Even though parts are submerged, the salt flat is just a crust; a layer. In some areas of the salt flat the first bit of crust is quite thin, thin enough to poke through with your foot so you can see a bit of very salty water beneath it. This water trapped underneath the layer of salt continues to evaporate and leaves MORE salt behind, so the Uyuni Salt Flat is constantly growing in size! Water isn't the only thing under the salt though…
While all the buses and cars drive on top of the flats, the real value is hidden under the salt. Salar de Uyuni is host to loads of lithium, and according to https://www.salardeuyuni.com it is home to around 70% of the world's lithium reserve, which I had no clue about until after we left.
Lithium is an important element that is mainly used in batteries, electronics, and glassware. It’s estimated that the world consumed 93,000 tons of lithium in 2021 alone, however there isn’t much being extracted from the Salar de Uyuni. Different sources have different reasoning as to why this is. Some say it’s because the lithium is poor quality, others say it's because the region is too wet and cold for the standard lithium extraction process, making it expensive.
Fun Fact: Movie Set!
Because of its almost unearthly look, the Uyuni Salt Flat has been featured in many different movies, including Star Wars the Last Jedi. Other movies include The Fall, Utuma, Salt and Fire and more.
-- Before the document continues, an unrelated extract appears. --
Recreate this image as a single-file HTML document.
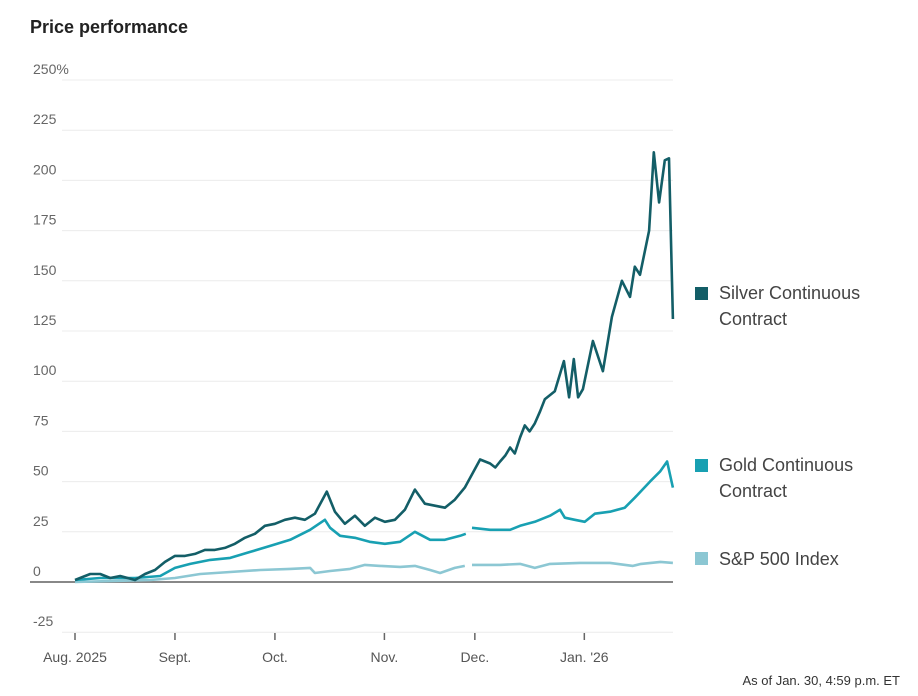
<!DOCTYPE html>
<html><head><meta charset="utf-8">
<style>
html,body{margin:0;padding:0;background:#fff;}
body{width:918px;height:691px;overflow:hidden;font-family:"Liberation Sans",sans-serif;}
svg text{font-family:"Liberation Sans",sans-serif;}
</style></head>
<body>
<svg id="chart" width="918" height="691">
<text x="30" y="33" font-size="18" font-weight="bold" fill="#222">Price performance</text>
<g id="grid"></g>
<g id="series"></g>
<g>
 <rect x="695" y="287" width="13" height="13" fill="#135e67"/>
 <text x="719" y="299" font-size="18" fill="#444">Silver Continuous</text>
 <text x="719" y="325" font-size="18" fill="#444">Contract</text>
 <rect x="695" y="459" width="13" height="13" fill="#18a0b2"/>
 <text x="719" y="471" font-size="18" fill="#444">Gold Continuous</text>
 <text x="719" y="497" font-size="18" fill="#444">Contract</text>
 <rect x="695" y="552" width="13" height="13" fill="#8cc7d3"/>
 <text x="719" y="565" font-size="18" fill="#444">S&amp;P 500 Index</text>
</g>
<text x="900" y="685" font-size="13" fill="#333" text-anchor="end">As of Jan. 30, 4:59 p.m. ET</text>
</svg>
<script>
const yTicks=[250,225,200,175,150,125,100,75,50,25,0,-25];
const yTickLabels=["250%","225","200","175","150","125","100","75","50","25","0","-25"];
const xTickDays=[0,21,42,65,84,107];
const xTickLabels=["Aug. 2025","Sept.","Oct.","Nov.","Dec.","Jan. '26"];
const silverDays=[0,3.2,5.3,7.4,9.5,12.6,14.7,16.8,18.9,21,23.1,25.2,27.3,29.4,31.5,33.6,35.7,37.8,39.9,42,44.1,46.2,48.3,50.4,52.9,54.6,56.7,58.8,60.9,63,65.1,67.2,69.3,71.4,73.5,75.6,77.7,79.8,81.9,85.1,87.2,88.3,89.3,90.4,91.4,92.4,93.5,94.5,95.5,96.6,97.7,98.7,100.8,102.7,103.8,104.8,105.7,106.7,108.8,110.9,112.8,114.9,116.6,117.6,118.7,120.6,121.6,122.7,123.9,124.8,125.6];
const silverValues=[1,4,4,2,3,1,4,6,10,13,13,14,16,16,17,19,22,24,28,29,31,32,31,34,45,35,29,33,28,32,30,31,36,46,39,38,37,41,47,61,59,57,60,63,67,64,72,78,75,79,85,91,95,110,92,111,92,96,120,105,132,150,142,157,153,175,214,189,210,211,131];
const goldDays=[0,5.3,12.6,17.9,21,24.2,28.4,32.6,36.8,41,45.2,49.4,52.5,53.6,55.7,58.8,61.9,65.1,68.3,71.4,74.6,77.7,80.9,82.1,82.6,83.4,87.2,91.4,93.5,96.6,99.8,101.9,102.9,105,107.1,109.2,112.4,115.5,117.6,120.8,122.9,124.4,125.6];
const goldValues=[1,2,2,3,7,9,11,12,15,18,21,26,31,27,23,22,20,19,20,25,21,21,23,24,null,27,26,26,28,30,33,36,32,31,30,34,35,37,42,50,55,60,47];
const spDays=[0,15.8,21,26.3,32.6,38.9,45.2,49.4,50.4,53.6,57.8,60.9,64.1,68.3,71.4,74.6,76.7,79.8,81.9,82.6,83.4,89.3,93.5,96.6,99.8,106.1,112.4,117.2,118.9,123,125.6];
const spValues=[0,1,2,4,5,6,6.5,7,4.5,5.5,6.5,8.5,8,7.5,8,6,4.5,7,8,null,8.5,8.5,9,7,9,9.5,9.5,8,9,10,9.5];

const NS="http://www.w3.org/2000/svg";
const xPos=d=>75+d*4.76;
const yPos=v=>582-v*2.008;
const grid=document.getElementById('grid');
yTicks.forEach((t,i)=>{
  const l=document.createElementNS(NS,'line');
  l.setAttribute('x1',t===0?30:62);l.setAttribute('x2',673);
  l.setAttribute('y1',yPos(t));l.setAttribute('y2',yPos(t));
  l.setAttribute('stroke',t===0?'#888':'#ececec');l.setAttribute('stroke-width',t===0?2:1);
  
  
  grid.appendChild(l);
  const tx=document.createElementNS(NS,'text');
  tx.setAttribute('x',33);tx.setAttribute('y',yPos(t)-6);
  tx.setAttribute('font-size','14');tx.setAttribute('fill','#666');
  tx.textContent=yTickLabels[i];
  
  
  grid.appendChild(tx);
});
xTickDays.forEach((d,i)=>{
  const l=document.createElementNS(NS,'line');
  l.setAttribute('x1',xPos(d));l.setAttribute('x2',xPos(d));
  l.setAttribute('y1',633);l.setAttribute('y2',640);
  l.setAttribute('stroke','#666');l.setAttribute('stroke-width',1.5);
  
  
  grid.appendChild(l);
  const tx=document.createElementNS(NS,'text');
  tx.setAttribute('x',xPos(d));tx.setAttribute('y',662);
  tx.setAttribute('font-size','14');tx.setAttribute('fill','#555');
  tx.setAttribute('text-anchor','middle');
  tx.textContent=xTickLabels[i];
  
  
  grid.appendChild(tx);
});
const series=document.getElementById('series');
function draw(days,vals,color,name){
  let d='',pen=false;
  days.forEach((day,i)=>{
    const v=vals[i];
    if(v===null||v===undefined){pen=false;return;}
    d+=(pen?'L':'M')+xPos(day).toFixed(1)+' '+yPos(v).toFixed(1)+' ';
    pen=true;
  });
  const p=document.createElementNS(NS,'path');
  p.setAttribute('d',d);p.setAttribute('fill','none');
  p.setAttribute('stroke',color);p.setAttribute('stroke-width',2.6);
  p.setAttribute('stroke-linejoin','round');
  
  
  series.appendChild(p);
}
draw(spDays,spValues,'#8cc7d3','sp500-line');
draw(goldDays,goldValues,'#18a0b2','gold-line');
draw(silverDays,silverValues,'#135e67','silver-line');
</script>
</body></html>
Recognize the salt flats? The only difference is that there aren't massive, futuristic war machines walking everywhere or a Jedi standing out in the open.
If you are looking for an amazing place to get some pics for instagram, look no further. The salt flats are perfect for any kind of photo or video you can imagine. The never ending salt flat is the perfect backdrop. It’s serene yet intriguing and beautiful. In some areas, the water on top of the salt forms a mirror effect, giving the opportunity for some insanely cool pictures. Sunset is also stunning if you stick around for it.
The guides at the salt flat are very well versed with taking photos, and will probably suggest a few poses to try. A few of those photos will probably be perspective photos, and maybe a few with a dinosaur as well.
Dinosaurs seem to be a recurring theme in the area, they are everywhere! My best guess is that it’s because of the Cal Orck’O Dinosaur Footprints in Sucre, which is a quick 6 hour drive away.
Overall, the Uyuni Salt Flats are a must see of Bolivia. It is absolutely stunning. Depending on your intentions while visiting there is a range of tours, although to be completely honest, unless you’re there to take loads of photos at every time of day, visit the different lakes, see the flamingos and do everything the salt flat has to offer or sleep overnight in the salt hotel, then I personally don’t see what you can do on a 4 day tour, even though the views are breathtaking. The Salar de Uyuni is well worth the trip if you are in Boivia. Some people travel to Bolivia exclusively to see the salt flats. If you are visiting the salt flats, bring some warm clothes, it can get cold. Also be aware that salt will get on your clothes wen you walk around the flats. It is such a unique place, and I cannot stress this enough, charge your camera!